_GOAL OF THE EXERCISE_. Give the number of lines in the listing below that include the word "Output", with nothing more.

--------

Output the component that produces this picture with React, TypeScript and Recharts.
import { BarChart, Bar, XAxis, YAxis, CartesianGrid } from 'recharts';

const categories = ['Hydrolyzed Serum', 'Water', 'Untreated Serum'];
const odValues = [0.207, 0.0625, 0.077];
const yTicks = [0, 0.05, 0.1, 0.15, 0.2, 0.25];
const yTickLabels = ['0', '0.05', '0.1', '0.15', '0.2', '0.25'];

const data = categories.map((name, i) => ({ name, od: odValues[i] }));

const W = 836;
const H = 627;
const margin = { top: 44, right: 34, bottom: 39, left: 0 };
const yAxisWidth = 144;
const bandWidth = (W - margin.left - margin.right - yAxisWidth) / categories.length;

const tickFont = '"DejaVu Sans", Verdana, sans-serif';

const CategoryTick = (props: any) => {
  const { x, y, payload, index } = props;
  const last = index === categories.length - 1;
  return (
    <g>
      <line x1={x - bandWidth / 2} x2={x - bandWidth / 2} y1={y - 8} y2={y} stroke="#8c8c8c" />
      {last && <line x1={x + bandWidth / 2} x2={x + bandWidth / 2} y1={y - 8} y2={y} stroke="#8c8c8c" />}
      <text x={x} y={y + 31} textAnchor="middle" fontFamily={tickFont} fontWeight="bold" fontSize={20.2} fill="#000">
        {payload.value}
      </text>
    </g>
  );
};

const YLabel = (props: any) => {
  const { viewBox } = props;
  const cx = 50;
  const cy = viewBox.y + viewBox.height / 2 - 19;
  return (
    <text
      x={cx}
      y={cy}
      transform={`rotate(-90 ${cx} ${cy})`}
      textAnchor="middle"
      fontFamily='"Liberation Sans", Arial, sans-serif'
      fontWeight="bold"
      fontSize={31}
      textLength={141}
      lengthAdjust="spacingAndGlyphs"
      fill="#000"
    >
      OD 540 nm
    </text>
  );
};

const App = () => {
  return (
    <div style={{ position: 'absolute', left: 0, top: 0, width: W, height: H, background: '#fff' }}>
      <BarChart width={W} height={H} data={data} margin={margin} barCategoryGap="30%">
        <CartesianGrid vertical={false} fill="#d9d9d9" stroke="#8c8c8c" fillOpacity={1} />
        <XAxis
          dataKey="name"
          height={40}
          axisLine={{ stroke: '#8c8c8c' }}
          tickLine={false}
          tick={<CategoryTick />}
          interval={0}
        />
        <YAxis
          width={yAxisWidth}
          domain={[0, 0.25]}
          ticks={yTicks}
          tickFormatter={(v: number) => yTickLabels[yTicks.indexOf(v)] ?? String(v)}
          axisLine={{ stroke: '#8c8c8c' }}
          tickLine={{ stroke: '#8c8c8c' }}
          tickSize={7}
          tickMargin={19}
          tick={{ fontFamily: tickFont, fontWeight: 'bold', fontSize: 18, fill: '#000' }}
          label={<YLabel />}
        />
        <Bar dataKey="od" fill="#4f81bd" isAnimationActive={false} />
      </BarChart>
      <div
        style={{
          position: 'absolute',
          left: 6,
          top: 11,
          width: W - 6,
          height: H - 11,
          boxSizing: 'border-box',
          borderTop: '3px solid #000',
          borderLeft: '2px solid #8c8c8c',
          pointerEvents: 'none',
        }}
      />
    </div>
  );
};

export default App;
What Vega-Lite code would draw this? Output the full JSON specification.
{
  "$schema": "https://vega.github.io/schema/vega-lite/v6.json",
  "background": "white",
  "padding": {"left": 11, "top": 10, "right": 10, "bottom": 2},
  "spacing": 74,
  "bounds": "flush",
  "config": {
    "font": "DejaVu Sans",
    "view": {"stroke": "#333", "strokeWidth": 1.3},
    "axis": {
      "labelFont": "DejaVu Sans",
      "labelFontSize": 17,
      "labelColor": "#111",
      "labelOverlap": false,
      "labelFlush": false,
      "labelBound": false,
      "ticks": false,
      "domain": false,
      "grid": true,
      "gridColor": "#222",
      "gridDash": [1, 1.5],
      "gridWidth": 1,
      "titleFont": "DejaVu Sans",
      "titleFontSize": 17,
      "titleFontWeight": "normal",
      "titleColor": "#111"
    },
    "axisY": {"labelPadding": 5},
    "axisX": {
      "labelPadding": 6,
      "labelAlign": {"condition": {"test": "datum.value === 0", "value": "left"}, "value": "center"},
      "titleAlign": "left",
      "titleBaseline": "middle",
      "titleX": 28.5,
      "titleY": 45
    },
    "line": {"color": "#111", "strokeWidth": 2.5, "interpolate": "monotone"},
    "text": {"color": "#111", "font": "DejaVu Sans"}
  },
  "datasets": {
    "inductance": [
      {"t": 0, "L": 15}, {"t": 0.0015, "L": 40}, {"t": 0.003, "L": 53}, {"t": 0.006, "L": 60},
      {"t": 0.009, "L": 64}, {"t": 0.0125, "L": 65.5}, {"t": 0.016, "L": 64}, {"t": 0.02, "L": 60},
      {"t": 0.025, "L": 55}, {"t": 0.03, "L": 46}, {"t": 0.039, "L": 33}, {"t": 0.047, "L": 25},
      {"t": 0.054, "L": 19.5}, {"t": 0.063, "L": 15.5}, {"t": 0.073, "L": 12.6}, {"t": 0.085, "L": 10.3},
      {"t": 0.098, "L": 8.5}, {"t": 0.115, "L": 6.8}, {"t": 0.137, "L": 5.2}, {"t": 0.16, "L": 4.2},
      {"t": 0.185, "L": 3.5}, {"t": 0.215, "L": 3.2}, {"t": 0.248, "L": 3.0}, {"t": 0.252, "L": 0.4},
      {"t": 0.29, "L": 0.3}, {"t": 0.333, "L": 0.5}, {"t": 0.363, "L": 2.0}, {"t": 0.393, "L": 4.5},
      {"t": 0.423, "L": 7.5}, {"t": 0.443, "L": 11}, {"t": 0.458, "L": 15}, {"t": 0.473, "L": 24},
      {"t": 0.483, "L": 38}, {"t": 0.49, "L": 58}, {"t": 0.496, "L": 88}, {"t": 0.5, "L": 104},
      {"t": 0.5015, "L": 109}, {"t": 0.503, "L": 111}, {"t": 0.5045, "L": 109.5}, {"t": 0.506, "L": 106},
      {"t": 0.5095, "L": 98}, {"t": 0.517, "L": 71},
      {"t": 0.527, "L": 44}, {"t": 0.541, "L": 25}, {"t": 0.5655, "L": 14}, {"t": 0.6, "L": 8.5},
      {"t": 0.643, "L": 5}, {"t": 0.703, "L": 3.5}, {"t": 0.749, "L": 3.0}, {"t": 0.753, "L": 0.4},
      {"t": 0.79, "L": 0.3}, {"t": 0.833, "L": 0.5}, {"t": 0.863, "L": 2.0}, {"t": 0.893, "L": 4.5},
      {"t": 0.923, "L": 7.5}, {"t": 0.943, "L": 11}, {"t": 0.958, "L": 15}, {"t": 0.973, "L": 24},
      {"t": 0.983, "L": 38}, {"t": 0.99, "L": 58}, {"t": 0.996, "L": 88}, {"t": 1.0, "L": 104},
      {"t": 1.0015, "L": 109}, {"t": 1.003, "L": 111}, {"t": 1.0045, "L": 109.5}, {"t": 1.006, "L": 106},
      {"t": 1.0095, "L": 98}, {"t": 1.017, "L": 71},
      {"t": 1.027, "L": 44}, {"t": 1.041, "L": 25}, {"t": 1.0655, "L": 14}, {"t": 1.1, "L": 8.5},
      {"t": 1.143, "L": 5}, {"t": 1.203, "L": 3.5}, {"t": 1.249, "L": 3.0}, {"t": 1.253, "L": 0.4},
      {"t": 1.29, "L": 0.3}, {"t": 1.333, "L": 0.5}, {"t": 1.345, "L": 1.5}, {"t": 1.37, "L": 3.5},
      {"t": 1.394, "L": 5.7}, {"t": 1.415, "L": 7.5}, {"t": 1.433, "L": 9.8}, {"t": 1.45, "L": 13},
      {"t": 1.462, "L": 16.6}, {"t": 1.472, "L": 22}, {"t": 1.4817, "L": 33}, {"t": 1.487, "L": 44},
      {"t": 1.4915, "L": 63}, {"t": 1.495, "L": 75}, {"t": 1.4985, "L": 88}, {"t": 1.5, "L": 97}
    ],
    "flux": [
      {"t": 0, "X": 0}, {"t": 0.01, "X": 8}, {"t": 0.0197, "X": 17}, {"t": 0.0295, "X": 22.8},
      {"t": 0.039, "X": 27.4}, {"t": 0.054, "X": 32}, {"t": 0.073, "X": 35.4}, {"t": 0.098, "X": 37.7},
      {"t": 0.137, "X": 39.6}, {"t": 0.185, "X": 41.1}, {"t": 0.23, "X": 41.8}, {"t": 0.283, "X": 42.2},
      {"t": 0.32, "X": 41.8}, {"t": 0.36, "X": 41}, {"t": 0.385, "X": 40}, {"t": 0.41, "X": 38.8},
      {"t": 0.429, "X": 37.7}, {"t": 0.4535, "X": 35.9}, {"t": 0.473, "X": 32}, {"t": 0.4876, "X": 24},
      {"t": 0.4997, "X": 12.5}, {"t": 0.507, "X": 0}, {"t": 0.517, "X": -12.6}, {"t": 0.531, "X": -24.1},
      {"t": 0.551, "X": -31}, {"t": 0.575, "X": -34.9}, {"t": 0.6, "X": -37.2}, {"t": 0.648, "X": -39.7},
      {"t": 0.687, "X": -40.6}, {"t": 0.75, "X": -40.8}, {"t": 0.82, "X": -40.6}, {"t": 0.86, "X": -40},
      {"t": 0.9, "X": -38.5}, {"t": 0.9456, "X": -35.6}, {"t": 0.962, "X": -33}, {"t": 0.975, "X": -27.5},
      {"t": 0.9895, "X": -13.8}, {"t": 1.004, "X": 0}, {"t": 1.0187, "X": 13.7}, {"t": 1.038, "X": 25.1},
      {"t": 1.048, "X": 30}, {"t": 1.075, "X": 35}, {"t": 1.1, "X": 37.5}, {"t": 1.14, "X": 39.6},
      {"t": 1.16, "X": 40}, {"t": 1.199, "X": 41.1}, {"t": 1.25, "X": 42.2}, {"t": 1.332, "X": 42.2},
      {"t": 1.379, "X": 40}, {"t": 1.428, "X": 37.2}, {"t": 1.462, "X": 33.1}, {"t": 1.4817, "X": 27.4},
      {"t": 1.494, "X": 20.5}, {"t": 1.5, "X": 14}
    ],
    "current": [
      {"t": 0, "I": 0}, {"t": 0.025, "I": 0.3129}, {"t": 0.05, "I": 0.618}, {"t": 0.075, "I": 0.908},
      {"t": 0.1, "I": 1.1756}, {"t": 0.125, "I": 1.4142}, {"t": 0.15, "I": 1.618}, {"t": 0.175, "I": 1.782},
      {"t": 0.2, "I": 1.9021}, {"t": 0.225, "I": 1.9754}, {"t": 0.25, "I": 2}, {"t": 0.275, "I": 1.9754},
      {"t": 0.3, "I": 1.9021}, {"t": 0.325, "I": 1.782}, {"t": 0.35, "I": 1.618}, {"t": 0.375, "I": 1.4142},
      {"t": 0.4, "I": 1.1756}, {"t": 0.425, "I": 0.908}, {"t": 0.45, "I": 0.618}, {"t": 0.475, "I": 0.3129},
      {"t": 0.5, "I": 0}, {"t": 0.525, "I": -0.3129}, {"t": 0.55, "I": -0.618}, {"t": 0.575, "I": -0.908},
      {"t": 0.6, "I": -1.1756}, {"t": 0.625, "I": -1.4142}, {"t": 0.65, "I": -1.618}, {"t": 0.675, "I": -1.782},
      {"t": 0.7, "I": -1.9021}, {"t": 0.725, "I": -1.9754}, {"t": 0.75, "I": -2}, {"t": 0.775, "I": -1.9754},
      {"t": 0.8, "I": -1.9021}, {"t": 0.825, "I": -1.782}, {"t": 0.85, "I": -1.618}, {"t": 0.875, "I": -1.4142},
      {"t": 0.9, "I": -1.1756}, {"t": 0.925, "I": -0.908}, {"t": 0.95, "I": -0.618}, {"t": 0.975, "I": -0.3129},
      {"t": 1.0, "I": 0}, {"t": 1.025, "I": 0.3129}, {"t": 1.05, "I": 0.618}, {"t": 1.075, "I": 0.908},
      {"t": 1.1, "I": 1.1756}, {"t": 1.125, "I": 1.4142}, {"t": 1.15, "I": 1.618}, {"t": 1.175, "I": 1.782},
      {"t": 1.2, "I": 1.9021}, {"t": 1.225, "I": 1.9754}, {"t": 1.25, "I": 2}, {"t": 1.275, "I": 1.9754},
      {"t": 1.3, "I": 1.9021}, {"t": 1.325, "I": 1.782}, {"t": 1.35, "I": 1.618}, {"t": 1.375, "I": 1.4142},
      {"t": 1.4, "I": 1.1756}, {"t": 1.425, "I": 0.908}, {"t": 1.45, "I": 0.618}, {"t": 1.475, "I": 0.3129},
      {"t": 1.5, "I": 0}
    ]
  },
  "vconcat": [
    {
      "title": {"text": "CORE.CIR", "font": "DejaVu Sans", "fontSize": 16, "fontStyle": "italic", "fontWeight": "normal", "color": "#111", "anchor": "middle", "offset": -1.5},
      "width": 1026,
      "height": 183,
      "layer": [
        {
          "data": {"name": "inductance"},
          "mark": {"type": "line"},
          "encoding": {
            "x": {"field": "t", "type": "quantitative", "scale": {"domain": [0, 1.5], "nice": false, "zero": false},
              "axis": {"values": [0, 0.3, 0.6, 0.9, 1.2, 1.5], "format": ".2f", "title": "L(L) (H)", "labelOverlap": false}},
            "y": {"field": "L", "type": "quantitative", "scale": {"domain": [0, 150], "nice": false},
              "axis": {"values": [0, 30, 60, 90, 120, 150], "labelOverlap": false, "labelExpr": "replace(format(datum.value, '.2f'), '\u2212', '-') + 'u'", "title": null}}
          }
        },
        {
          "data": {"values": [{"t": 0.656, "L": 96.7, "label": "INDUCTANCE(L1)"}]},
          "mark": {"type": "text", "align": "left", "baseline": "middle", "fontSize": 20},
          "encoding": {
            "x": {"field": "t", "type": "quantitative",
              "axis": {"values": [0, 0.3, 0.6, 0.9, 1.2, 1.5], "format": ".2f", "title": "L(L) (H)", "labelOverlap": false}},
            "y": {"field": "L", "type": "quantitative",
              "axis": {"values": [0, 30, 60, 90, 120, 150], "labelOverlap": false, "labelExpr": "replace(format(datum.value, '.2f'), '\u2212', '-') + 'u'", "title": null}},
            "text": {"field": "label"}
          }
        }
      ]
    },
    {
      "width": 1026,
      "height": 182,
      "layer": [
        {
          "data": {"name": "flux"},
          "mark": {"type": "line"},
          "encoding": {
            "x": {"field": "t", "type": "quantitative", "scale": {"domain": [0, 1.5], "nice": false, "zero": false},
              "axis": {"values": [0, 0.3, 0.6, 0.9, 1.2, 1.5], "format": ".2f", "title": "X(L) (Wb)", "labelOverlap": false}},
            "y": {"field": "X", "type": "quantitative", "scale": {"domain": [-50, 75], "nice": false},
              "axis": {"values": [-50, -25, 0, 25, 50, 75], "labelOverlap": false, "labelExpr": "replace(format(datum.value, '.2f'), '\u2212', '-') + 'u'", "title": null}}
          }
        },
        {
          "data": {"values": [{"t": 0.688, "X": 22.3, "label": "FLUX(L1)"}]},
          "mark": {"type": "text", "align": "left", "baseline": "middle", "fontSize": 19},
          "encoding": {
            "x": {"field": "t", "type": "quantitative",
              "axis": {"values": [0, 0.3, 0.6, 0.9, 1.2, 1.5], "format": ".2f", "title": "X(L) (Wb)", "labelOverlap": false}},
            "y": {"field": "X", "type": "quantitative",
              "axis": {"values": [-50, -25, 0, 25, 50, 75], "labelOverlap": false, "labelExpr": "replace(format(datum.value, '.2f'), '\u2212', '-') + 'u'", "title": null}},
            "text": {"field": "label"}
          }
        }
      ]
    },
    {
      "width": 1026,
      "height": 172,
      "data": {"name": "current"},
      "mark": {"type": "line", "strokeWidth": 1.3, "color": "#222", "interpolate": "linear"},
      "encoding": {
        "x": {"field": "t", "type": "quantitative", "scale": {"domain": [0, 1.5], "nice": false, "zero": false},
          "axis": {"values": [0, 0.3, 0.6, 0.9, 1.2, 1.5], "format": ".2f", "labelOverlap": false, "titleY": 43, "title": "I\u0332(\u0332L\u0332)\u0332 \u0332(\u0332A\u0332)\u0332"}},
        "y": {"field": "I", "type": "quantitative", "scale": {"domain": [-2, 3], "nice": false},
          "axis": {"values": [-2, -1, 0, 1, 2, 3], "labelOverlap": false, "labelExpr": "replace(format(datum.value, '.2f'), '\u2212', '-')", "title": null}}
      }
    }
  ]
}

--------

_WRITTEN ANSWER_. 2